We found out in the previous blog that the stretch of the canal from Hunston pontoon to the canal basin in Chichester was built to a larger scale and equipped with iron swing bridges, to enable coastal ships weighing up to 100 tons to reach Chichester. The swing bridges history lives on and can still be seen today; as you paddle board up to the canal basin, there is a restored red bridge, called the Poyntz/Padwick bridge.
The original Padwick swing bridge was removed in 1982 and restored by the Sussex Industrial Archaeology Society. It was then relocated South of the Canal basin in 1997, to celebrate Chichester Canal’s 175th anniversary. Swing bridges were used on the stretch from the basin to the junction with main line of Portsmouth and Arundel Canal and finally to the sea.
The Canal’s principal trade was coal for the Local Gasworks, making this the most successful part of the canal. It also bought in building materials as well as coal, while taking away manure. It carried on trade until 1906, outlasting the rest of the canal which had been left derelict and unused since the 1840s.
The canal was given to the City Council in 1892 to maintain Chichesters connection with the sea, who then sold it to West Sussex County Council in 1957, the surviving miles being abandoned in 1928. The last commercial cargo of six tons of shingle was carried in 1906, from Birdham to Chichester Basin.
The entrance lock and a short length at Salterns have remained as yacht moorings before the building of Chichester Marina alongside. The lock is capable of operation and beautiful houseboats are now moored along its length.

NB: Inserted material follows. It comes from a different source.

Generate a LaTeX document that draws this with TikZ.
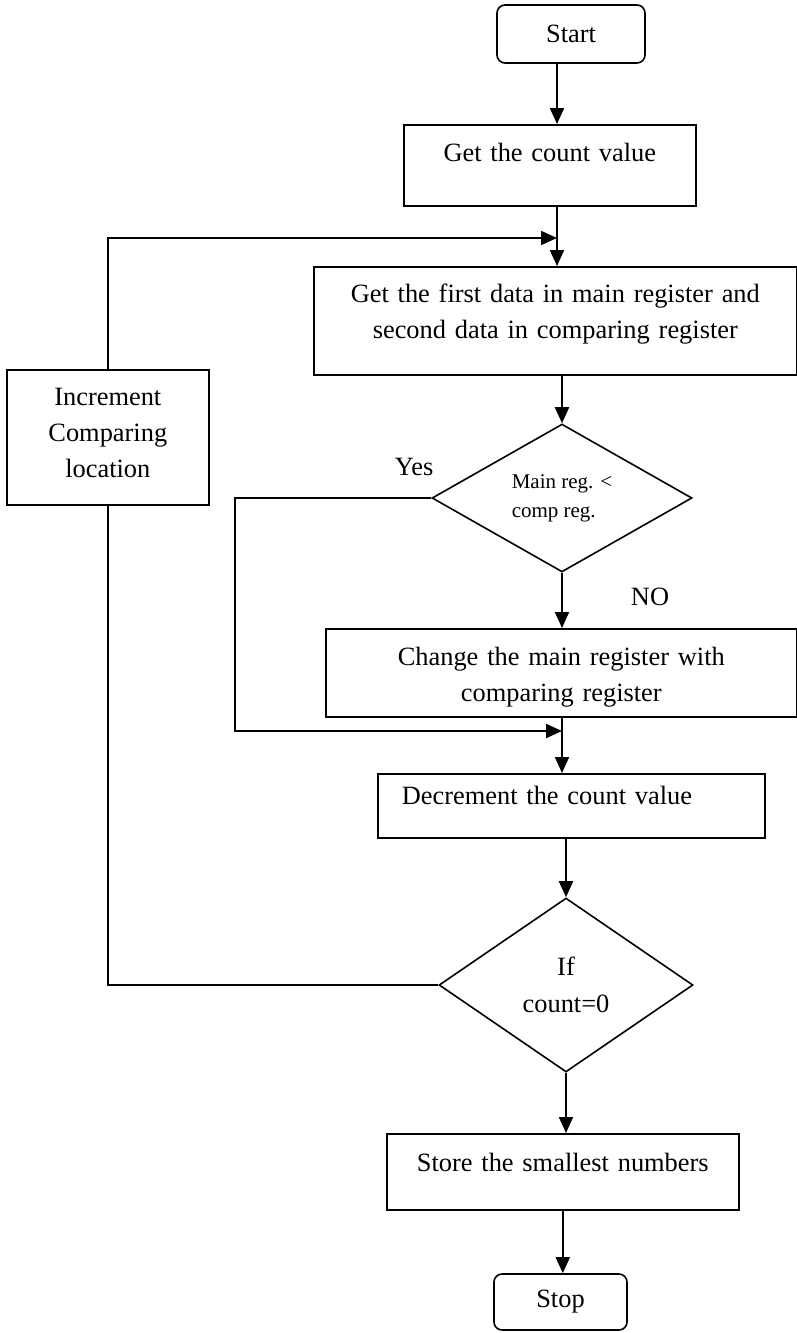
\documentclass[tikz,border=0pt]{standalone}
\usepackage{fontspec}
\setmainfont{Liberation Serif}
\usepackage{tikz}
\usetikzlibrary{positioning,shapes.geometric,arrows.meta}

\begin{document}
\begin{tikzpicture}[
    font=\fontsize{13.2pt}{18pt}\selectfont,
    box/.style={
      rectangle, draw=black, line width=0.8pt, anchor=north west,
      inner xsep=0pt, inner ysep=0pt, align=center
    },
    term/.style={
      rectangle, rounded corners=4pt, draw=black, line width=0.8pt,
      inner sep=0pt, align=center
    },
    decision/.style={
      diamond, draw=black, line width=0.8pt, inner sep=0pt
    },
    answer/.style={inner sep=0pt},
    arrow/.style={-{Triangle[length=8pt,width=7pt]}, line width=1pt},
    line/.style={line width=0.9pt},
  ]
  \useasboundingbox (0,0) rectangle (398.5pt,-666.5pt);

  %% Nodes
  \node[term, minimum width=74pt, minimum height=29pt] (start)
    at (285.5pt,-17pt) {Start};
  \node[box, text width=146pt, text height=18.5pt, text depth=22pt] (count)
    at (201.5pt,-62pt) {Get the count value};
  \node[box, text width=241.5pt, text height=18pt, text depth=36pt] (first)
    at (156.5pt,-133pt)
    {Get the first data in main register and\\second data in comparing register};
  \node[box, text width=101pt, text height=18pt, text depth=49.5pt] (incr)
    at (3pt,-184.5pt) {Increment\\Comparing\\location};
  \node[decision, minimum width=130pt, minimum height=70pt, align=left,
    font=\fontsize{10.5pt}{14.5pt}\selectfont] (cmp)
    at (281pt,-249pt) {Main reg. <\\comp reg.};
  \node[box, text width=235.5pt, text height=18.5pt, text depth=25.5pt] (change)
    at (162.5pt,-314pt) {Change the main register with\\comparing register};
  \node[box, align=left, inner xsep=12pt, text width=169.5pt,
    text height=15.5pt, text depth=16.5pt] (dec)
    at (188.5pt,-386.5pt) {Decrement the count value};
  \node[decision, minimum width=127pt, minimum height=87pt, align=center,
    font=\fontsize{13.2pt}{18.5pt}\selectfont] (zero)
    at (283pt,-492.5pt) {If\\count=0};
  \node[box, text width=176pt, text height=19pt, text depth=19pt] (store)
    at (193pt,-566.5pt) {Store the smallest numbers};
  \node[term, minimum width=66.5pt, minimum height=28pt] (stop)
    at (280.25pt,-651pt) {Stop};

  %% Branch labels
  \node[answer] (yes) at ([xshift=-8.5pt,yshift=15.5pt]cmp.west) {Yes};
  \node[answer] (no) at ([xshift=44pt,yshift=-12pt]cmp.south) {NO};

  %% Joints
  \coordinate (join1) at (278.5pt,-119pt);
  \coordinate (join2) at (281pt,-365.5pt);
  \coordinate (yesbend) at (117.5pt,-365.5pt);

  %% Arrows
  \draw[arrow] (start.south -| join1) -- (count.north -| join1);
  \draw[arrow] (count.south -| join1) -- (first.north -| join1);
  \draw[arrow] (first.south -| cmp.north) -- (cmp.north);
  \draw[arrow] (cmp.south) -- (cmp.south |- change.north);
  \draw[arrow] (change.south -| join2) -- (dec.north -| join2);
  \draw[arrow] (dec.south -| zero.north) -- (zero.north);
  \draw[arrow] (zero.south) -- (zero.south |- store.north);
  \draw[arrow] (store.south) -- (store.south |- stop.north);

  %% Loops
  \draw[line, arrow] (cmp.west) -| (yesbend) -- (join2);
  \draw[line] (zero.west) -| (incr.south);
  \draw[line, arrow] (incr.north) |- (join1);

\end{tikzpicture}
\end{document}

The remaining canal of the route to Chichester was leased to the local angling club.
In the 1970s the Portsmouth and Arundel Canal Society came together to restore the canal. They later changed their name to Chichester Canal Society and more recently to Chichester Ship Canal Trust to reflect their concentration on the length from Chichester to Salterns.
The society took over the lease from anglers in 1984 and began dredging Chichester Basin. Assisted by the Waterway Recovery Group volunteers, they began to work back down the branch towards the main line, using a floating dredger with Bantam tugs and hopper barges to shift the silt. By the late 90s they had reached the junction at Hunston and worked westwards along the main line towards Salterns. Apparently as work progressed further, the silting became worse and by the time the volunteers had reached Crosbie Bridge at Donnington in 2002, it was said to be beyond the capabilities of the volunteers.